### SET PROBLEM
Look through the lines below and extract each one that contains "this".

### INPUT RECORDS
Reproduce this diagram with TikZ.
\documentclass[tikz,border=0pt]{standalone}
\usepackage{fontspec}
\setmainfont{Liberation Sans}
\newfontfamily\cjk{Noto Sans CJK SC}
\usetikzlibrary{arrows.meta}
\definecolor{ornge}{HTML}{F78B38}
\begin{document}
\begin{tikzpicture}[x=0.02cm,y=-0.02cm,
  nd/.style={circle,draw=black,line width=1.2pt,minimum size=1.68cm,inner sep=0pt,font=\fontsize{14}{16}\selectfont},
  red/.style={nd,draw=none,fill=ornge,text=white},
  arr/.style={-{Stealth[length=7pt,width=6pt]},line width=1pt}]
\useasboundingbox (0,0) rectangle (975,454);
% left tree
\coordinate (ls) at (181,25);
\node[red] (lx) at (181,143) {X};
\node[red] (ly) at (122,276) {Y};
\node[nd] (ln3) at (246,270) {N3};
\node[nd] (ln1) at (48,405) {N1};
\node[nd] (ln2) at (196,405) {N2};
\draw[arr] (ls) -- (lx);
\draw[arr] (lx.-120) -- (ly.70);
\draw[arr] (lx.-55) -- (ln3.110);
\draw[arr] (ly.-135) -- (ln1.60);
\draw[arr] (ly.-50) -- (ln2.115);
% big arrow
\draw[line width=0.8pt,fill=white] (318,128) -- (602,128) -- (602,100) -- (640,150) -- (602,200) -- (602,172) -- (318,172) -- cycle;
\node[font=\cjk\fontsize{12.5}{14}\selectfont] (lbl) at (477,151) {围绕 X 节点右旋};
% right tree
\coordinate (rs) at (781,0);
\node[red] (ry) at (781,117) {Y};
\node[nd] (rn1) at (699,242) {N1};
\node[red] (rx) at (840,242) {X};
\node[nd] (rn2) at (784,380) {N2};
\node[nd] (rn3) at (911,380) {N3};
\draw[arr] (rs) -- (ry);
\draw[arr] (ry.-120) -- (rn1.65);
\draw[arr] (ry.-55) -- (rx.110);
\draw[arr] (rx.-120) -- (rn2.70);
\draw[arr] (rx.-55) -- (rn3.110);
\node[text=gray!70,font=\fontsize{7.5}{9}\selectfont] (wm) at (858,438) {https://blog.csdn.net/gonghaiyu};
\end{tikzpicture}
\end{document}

...

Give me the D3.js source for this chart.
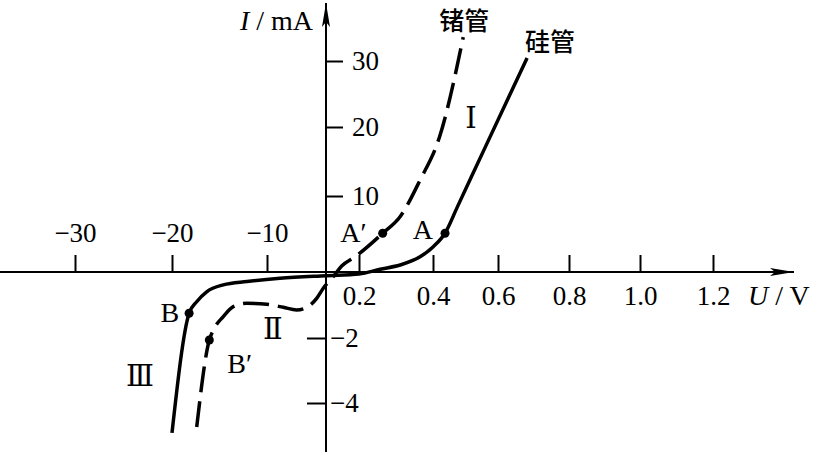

### OUTPUT OF THE EXERCISE
Reproduce this diagram with TikZ.
Give me the D3.js source for this chart.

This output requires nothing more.